Networking is about relationships.

Networking is something that is an essential part of your role. It should have as high a priority as your daily shower or morning cup of coffee.

I love this definition by Angela Hackett:

“Networking is talking and connecting with people with NO ulterior motive. It’s a desire to learn and expand your world.”

Suddenly doesn’t networking seem so much more relevant and motivating?

A great framework for creating successful networks is shared in the video below. It’s work that was originally shared in a Harvard Business Review and it’s great:

 

EY (Ernst and Young) recently commissioned research to look into how professionals are networking now and how this may change in the future. (You can check out their full research paper here: http://ukcareers.ey.com/white_papers/6676_EY_A4_WhitePaper_280314.pdf).

Here’s some of their interesting findings:

  • Networking is now seen as a “Core Business Skill”
  • Apparently 1 in 4 professionals DON’T network at all
  • And 65% of people prefer to network in person

Now that last statements has to be a fascinating statistic.
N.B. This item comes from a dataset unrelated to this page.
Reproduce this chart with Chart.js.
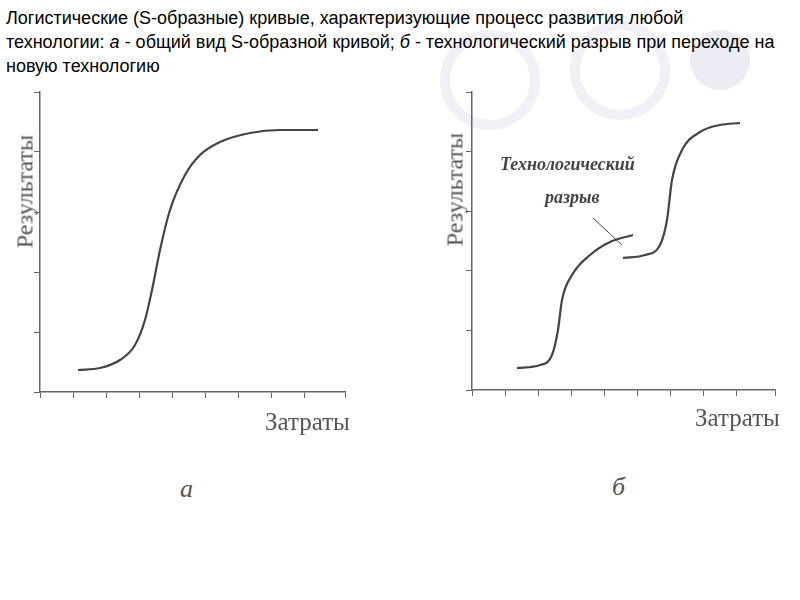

Despite the drive for social media , an insatiable need to be on facebook throughout the day and thousands of people joining LinkedIn every day, the majority of us would still prefer to meet in person.

So let’s get clear as to why networking is so critical:

  • Employee referrals are still the number one way to get hired. Typically someone in your network will have insider information about new positions and opportunities before they go public. How many times have people asked you – Do you know of someone who could do x?

You need to be the person they think of when a great opportunity lands.

  • Creating a Community. This is all about learning and sharing information and knowledge. Here you can draw upon other people’s experiences, advice and wisdom when you get stuck or want to bounce some ideas off others.
  • Six Degrees of Separation. There’s a general rule of thumb that says we are never more than six degrees away from another. Most people know someone who knows the person you want to know! According to the author of “How to be a Power Connector” by Judy Robinett, most people know an average of 632 people. That’s a lot of people!

And Finally, when networking remember the golden rule of 3:

  1. Golden Rule Number 1 – Be Interested in Other People. Genuinely Interested.
  2. Golden Rule Number 2 – Make sure other people know what you are about – your skills, interests, passions, talents and something that will help them remember you
  3. Golden Rule Number 3 – Follow up. Be clear about how to get hold of each other. Follow up graciously. Always thank the other person and look for creative ways to keep in touch.